Every 10 years, the United States conducts its nationwide census. Starting in January in the most remote parts of Alaska, Census mail is sent to address and registered homes, while door to door census workers take stock of who is living where, all to get a full picture of who makes up the population of the United States.
For scholars of social sciences, the census publication marks the dissemination of an incredible amount of data that can be viewed through all sorts of media to the point where patterns and trends can be analyzed and observed. Through Census data, insights can be gained regarding health patterns, immigration trends and flows, agricultural information, and more.
Researchers have mined census data on a variety of topics, for example, this interactive visualization uses the census data to explore trends in higher education for young adults aged between 18 to 34. To learn more about this visualization, go to this link.
As our workshops continue this year we will be focusing the March workshops:
March 11: Introduction to Data/Statistical Sources in Social Sciences
This workshop will cover some of the different major social science databases that the BC Libraries provide access to. Having knowledge about the different databases at your disposal can help you navigate and understand the trends and connections within census data.
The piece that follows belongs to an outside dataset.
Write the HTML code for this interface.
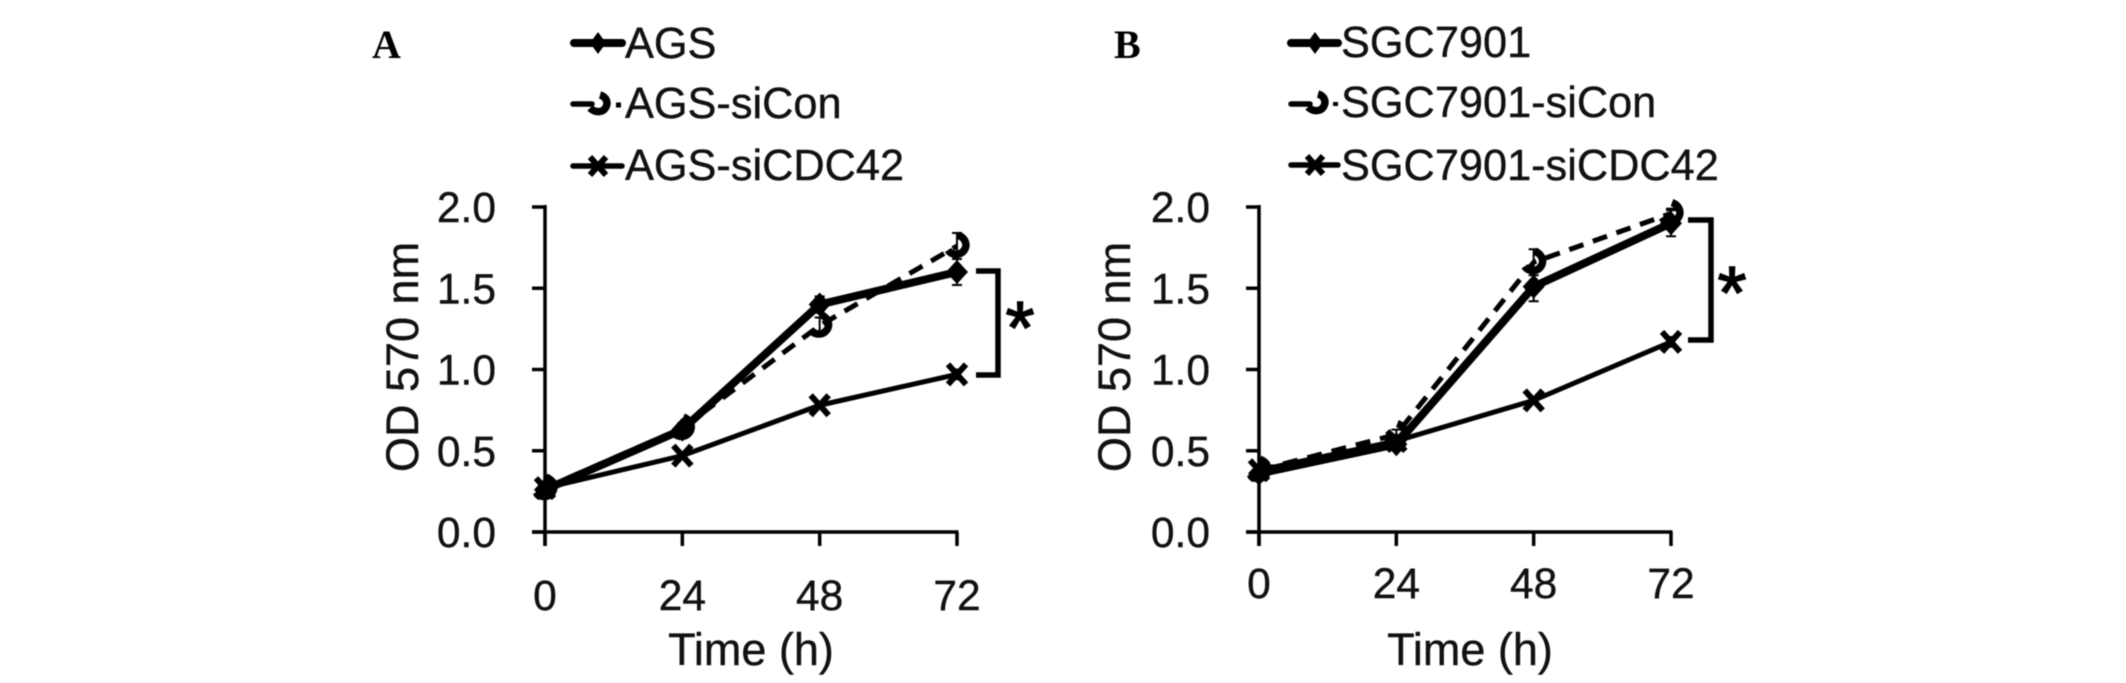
<!DOCTYPE html>
<html lang="en">
<head>
<meta charset="utf-8">
<title>Cell growth curves</title>
<style>
html,body{margin:0;padding:0;background:#fff;width:2126px;height:683px;overflow:hidden}
svg{display:block;filter:blur(.5px)}
text{font-family:"Liberation Sans",sans-serif;fill:#111;stroke:#111;stroke-width:.4px}
.panel-letter{font-family:"Liberation Serif",serif;font-weight:bold;font-size:40px;fill:#000;stroke:none}
.legend-text{font-size:43.3px}
.axis-title{font-size:45px}
.star{font-size:74px;text-anchor:middle;stroke:#000;stroke-width:1.6px;fill:#000}
</style>
</head>
<body>
<svg id="fig" width="2126" height="683" viewBox="0 0 2126 683" xmlns="http://www.w3.org/2000/svg">
  <text class="panel-letter" x="372" y="58">A</text>
  <text class="panel-letter" x="1114" y="58">B</text>

  <g>
    <g>
      <line x1="574" y1="43" x2="622" y2="43" stroke="#000" stroke-width="8" stroke-linecap="round"/>
      <path d="M590 43L598 32L606 43L598 54Z" fill="#000"/>
      <text class="legend-text" x="625" y="58">AGS</text>
    </g>
    <g>
      <line x1="573" y1="104" x2="592" y2="104" stroke="#000" stroke-width="5.5" stroke-linecap="round"/>
      <path d="M600 95C607 97 608 103 606 107C603 113 595 113 590 108" fill="none" stroke="#000" stroke-width="7.5"/>
      <line x1="616" y1="105" x2="621" y2="105" stroke="#000" stroke-width="5"/>
      <text class="legend-text" x="625" y="118">AGS-siCon</text>
    </g>
    <g>
      <line x1="573" y1="166" x2="622" y2="166" stroke="#000" stroke-width="5.5" stroke-linecap="round"/>
      <path d="M590 157L606 175M606 157L590 175" stroke="#000" stroke-width="6"/>
      <text class="legend-text" x="625" y="180">AGS-siCDC42</text>
    </g>
  </g>

  <g>
    <g>
      <line x1="1291" y1="43" x2="1338" y2="43" stroke="#000" stroke-width="8" stroke-linecap="round"/>
      <path d="M1307 43L1315 32L1323 43L1315 54Z" fill="#000"/>
      <text class="legend-text" x="1341" y="57">SGC7901</text>
    </g>
    <g>
      <line x1="1291" y1="104" x2="1310" y2="104" stroke="#000" stroke-width="5.5" stroke-linecap="round"/>
      <path d="M1318 94C1325 96 1326 102 1324 106C1321 112 1313 112 1308 107" fill="none" stroke="#000" stroke-width="7.5"/>
      <line x1="1333" y1="104" x2="1338" y2="104" stroke="#000" stroke-width="4"/>
      <text class="legend-text" x="1341" y="117">SGC7901-siCon</text>
    </g>
    <g>
      <line x1="1291" y1="165" x2="1338" y2="165" stroke="#000" stroke-width="5.5" stroke-linecap="round"/>
      <path d="M1307 156L1323 174M1323 156L1307 174" stroke="#000" stroke-width="6"/>
      <text class="legend-text" x="1341" y="180">SGC7901-siCDC42</text>
    </g>
  </g>

  <text class="axis-title" transform="translate(418,357) rotate(-90)" text-anchor="middle">OD 570 nm</text>
  <text class="axis-title" transform="translate(1130,357) rotate(-90)" text-anchor="middle">OD 570 nm</text>
  <text class="axis-title" x="751" y="665" text-anchor="middle">Time (h)</text>
  <text class="axis-title" x="1470" y="665" text-anchor="middle">Time (h)</text>

  <path d="M976 271H998V375H976" fill="none" stroke="#000" stroke-width="5.5"/>
  <path d="M1688 220H1711V340H1688" fill="none" stroke="#000" stroke-width="5.5"/>
  <text class="star" x="1020" y="353">*</text>
  <text class="star" x="1732" y="318">*</text>
</svg>
<script>
const hours = [0, 24, 48, 72];
const yTickValues = [0, 0.5, 1, 1.5, 2];
const yTickLabels = ["0.0", "0.5", "1.0", "1.5", "2.0"];
const xTickLabels = ["0", "24", "48", "72"];

const agsValues = [0.26, 0.63, 1.40, 1.60];
const agsErrors = [0.02, 0.03, 0.05, 0.08];
const agsSiConValues = [0.27, 0.64, 1.27, 1.76];
const agsSiConErrors = [0.02, 0.03, 0.05, 0.08];
const agsSiCdc42Values = [0.27, 0.47, 0.78, 0.97];
const agsSiCdc42Errors = [0.01, 0.02, 0.02, 0.03];

const sgcValues = [0.36, 0.54, 1.51, 1.90];
const sgcErrors = [0.02, 0.02, 0.09, 0.08];
const sgcSiConValues = [0.38, 0.60, 1.66, 1.96];
const sgcSiConErrors = [0.02, 0.03, 0.08, 0.03];
const sgcSiCdc42Values = [0.38, 0.56, 0.81, 1.17];
const sgcSiCdc42Errors = [0.01, 0.02, 0.02, 0.03];

const NS = 'http://www.w3.org/2000/svg';
const fig = document.getElementById('fig');

function svgEl(tag, attrs, parent) {
  const el = document.createElementNS(NS, tag);
  for (const k in attrs) el.setAttribute(k, attrs[k]);
  parent.appendChild(el);
  return el;
}

function drawAxes(g, xScale, yScale, xLabelBase, yLabelEnd) {
  const x0 = xScale(0), x1 = xScale(72), y0 = yScale(0), y1 = yScale(2);
  const yLine = svgEl('line', {x1: x0, y1: y1 - 2, x2: x0, y2: y0 + 14, stroke: '#000', 'stroke-width': 3.5}, g);
  
  
  const xLine = svgEl('line', {x1: x0 - 13, y1: y0, x2: x1 + 1.5, y2: y0, stroke: '#000', 'stroke-width': 3.5}, g);
  
  
  yTickValues.forEach((v, i) => {
    const t = svgEl('line', {x1: x0 - 13, y1: yScale(v), x2: x0, y2: yScale(v), stroke: '#000', 'stroke-width': 3.5}, g);
    
    
    const l = svgEl('text', {x: yLabelEnd, y: yScale(v) + 15, 'text-anchor': 'end', style: 'font-size:42.5px'}, g);
    l.textContent = yTickLabels[i];
    
    
  });
  hours.forEach((h, i) => {
    const t = svgEl('line', {x1: xScale(h), y1: y0, x2: xScale(h), y2: y0 + 14, stroke: '#000', 'stroke-width': 3.5}, g);
    
    
    const l = svgEl('text', {x: xScale(h), y: xLabelBase, 'text-anchor': 'middle', style: 'font-size:42.5px'}, g);
    l.textContent = xTickLabels[i];
    
    
  });
}

function drawMarker(g, kind, cx, cy) {
  let m;
  if (kind === 'diamond') {
    m = svgEl('path', {d: `M${cx - 11} ${cy}L${cx} ${cy - 12}L${cx + 11} ${cy}L${cx} ${cy + 12}Z`, fill: '#000'}, g);
  } else if (kind === 'hook') {
    m = svgEl('path', {d: `M${cx + 1} ${cy - 11}C${cx + 9} ${cy - 8} ${cx + 10} ${cy - 1} ${cx + 8} ${cy + 3}C${cx + 4} ${cy + 10} ${cx - 5} ${cy + 10} ${cx - 9} ${cy + 4}`, fill: 'none', stroke: '#000', 'stroke-width': 7.5}, g);
  } else {
    m = svgEl('path', {d: `M${cx - 9} ${cy - 10}L${cx + 9} ${cy + 10}M${cx + 9} ${cy - 10}L${cx - 9} ${cy + 10}`, fill: 'none', stroke: '#000', 'stroke-width': 6}, g);
  }
  
  
}

function drawSeries(g, values, errors, kind, width, dash, xScale, yScale) {
  const pts = hours.map((h, i) => xScale(h) + ',' + yScale(values[i])).join(' ');
  const attrs = {points: pts, fill: 'none', stroke: '#000', 'stroke-width': width, 'stroke-linejoin': 'round'};
  if (dash) attrs['stroke-dasharray'] = dash;
  const line = svgEl('polyline', attrs, g);
  
  
  hours.forEach((h, i) => {
    const cx = xScale(h);
    const top = yScale(values[i] + errors[i]);
    const bot = yScale(values[i] - errors[i]);
    const e = svgEl('path', {d: `M${cx} ${top}V${bot}M${cx - 5} ${top}H${cx + 5}M${cx - 5} ${bot}H${cx + 5}`, fill: 'none', stroke: '#000', 'stroke-width': 2}, g);
    
    
    drawMarker(g, kind, cx, yScale(values[i]));
  });
}

function drawPanel(name, x0, xLabelBase, yLabelEnd, solid, solidErr, dashed, dashedErr, cross, crossErr) {
  const xScale = h => x0 + h * (412 / 72);
  const yScale = v => 532 - v * 162.5;
  const g = svgEl('g', {}, fig);
  
  
  drawAxes(g, xScale, yScale, xLabelBase, yLabelEnd);
  drawSeries(g, cross, crossErr, 'cross', 5, null, xScale, yScale);
  drawSeries(g, dashed, dashedErr, 'hook', 5, '15 10', xScale, yScale);
  drawSeries(g, solid, solidErr, 'diamond', 8, null, xScale, yScale);
}

drawPanel('panel-a', 545, 610, 496, agsValues, agsErrors, agsSiConValues, agsSiConErrors, agsSiCdc42Values, agsSiCdc42Errors);
drawPanel('panel-b', 1259, 598, 1210, sgcValues, sgcErrors, sgcSiConValues, sgcSiConErrors, sgcSiCdc42Values, sgcSiCdc42Errors);
</script>
</body>
</html>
March 18: Preparing and Visualizing Census Data with Tableau
Here, participants will get hands-on experience in Tableau. Different visualization types, use cases, and common tasks will be covered all using census data in Tableau. Come to this workshop to gain an understanding with Tableau and develop ideas on how this technology can help with research in the humanities, sciences, and more.
March 25: Analyzing Census Data in Excel
If you are working with data, it is very likely that you are familiar with Excel! Whether it is for demonstrating data or collecting it for further research, this workshop will cover basic and advanced excel functions. This workshop will help you access data from the Census Bureau using the American FactFinder, format tables for data analysis, and create data visualizations such as sparklines, hierarchical charts, and histograms.